As of December 31, 2020, we had $520.5 million of borrowings outstanding under the DB Facility secured by certain of our commercial mortgage loans.
Goldman Facility
In November 2017, through an indirect wholly-owned subsidiary, we entered into a master repurchase and securities contract agreement with Goldman Sachs Bank USA (the "Goldman Facility"), which provides advances up to $500.0 million and matures in November 2021. In addition, the Goldman Facility contains a two-year amortization period subsequent to the November 2021 maturity, which allows for the refinancing or pay down of assets under the facility. Margin calls may occur any time at specified margin deficit thresholds.
As of December 31, 2020, we had $332.4 million of borrowings outstanding under the Goldman Facility secured by certain of our commercial mortgage loans.
CS Facility - USD
In July 2018, through an indirect wholly-owned subsidiary, we entered into a Master Repurchase Agreement with Credit Suisse AG, acting through its Cayman Islands Branch and Alpine Securitization Ltd (the "CS Facility — USD"), which provides for advances for the sale and repurchase of eligible commercial mortgage loans secured by real estate. The "CS Facility — USD" has an "evergreen" feature such that the facility continues unless terminated at any time by Credit Suisse with six months' notice. Margin calls may occur any time at specified aggregate margin deficit thresholds.
As of December 31, 2020, we had $369.2 million of borrowings outstanding under the CS Facility — USD secured by certain of our commercial mortgage loans.
CS Facility - GBP
In June 2018, through an indirect wholly-owned subsidiary, we entered into a Global Master Repurchase Agreement with Credit Suisse Securities (Europe) Limited. During the third quarter of 2020, the facility was repaid in full in connection with the sale of the underlying loan.
HSBC Facility - USD    
In October 2019, through an indirect wholly-owned subsidiary, we entered into a secured debt arrangement with HSBC Bank plc (the "HSBC Facility — USD"), which provides for a single asset financing. During the fourth quarter of 2020, the HSBC Facility — USD was repaid in full and the asset was moved to another facility.
HSBC Facility - GBP
In September 2018, through an indirect wholly-owned subsidiary, we entered into a secured debt arrangement with HSBC Bank plc, which provided for a single asset financing (the "HSBC Facility — GBP"). The HSBC Facility — GBP matured and was repaid in full in June 2020 in connection with the repayment of the underlying loan.
HSBC Facility - EUR
In July 2019, through an indirect wholly-owned subsidiary, we entered into a secured debt arrangement with HSBC Bank plc, which provides for a single asset financing (the "HSBC Facility — EUR"). The HSBC Facility — EUR matures in July 2021. Margin calls may occur any time at specified aggregate margin deficit thresholds.
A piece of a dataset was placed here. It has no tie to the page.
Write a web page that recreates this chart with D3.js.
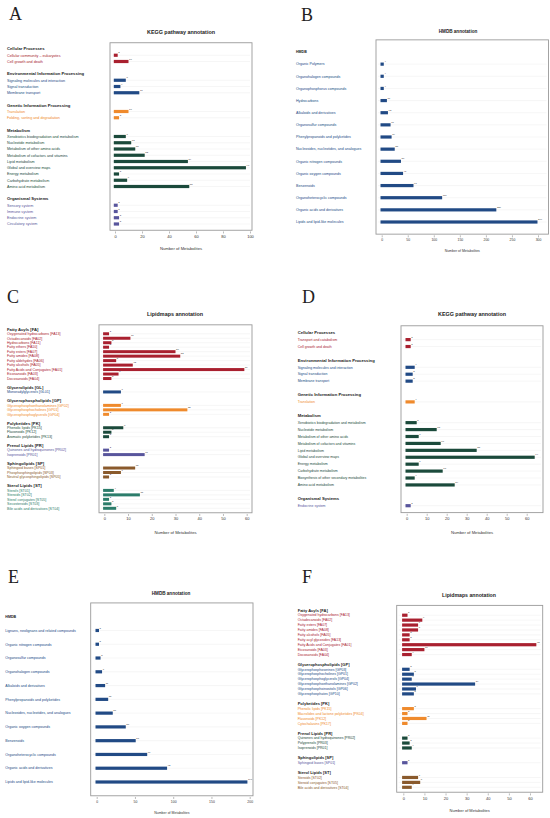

As of December 31, 2020, we had $163.8 million (€134.1 million assuming conversion into USD) of borrowings outstanding under the HSBC Facility - EUR secured by one commercial mortgage loan.
Barclays Facility - USD
In March 2020, through an indirect wholly-owned subsidiary, we entered into a secured debt arrangement pursuant to a Master Repurchase Agreement with Barclays Bank plc (the "Barclays Facility – USD"). The Barclays Facility — USD allows for $200.0 million of maximum borrowings and initially matures in March 2023 with extensions available at our option, subject to certain conditions. Margin calls may occur any time at specified aggregate margin deficit thresholds.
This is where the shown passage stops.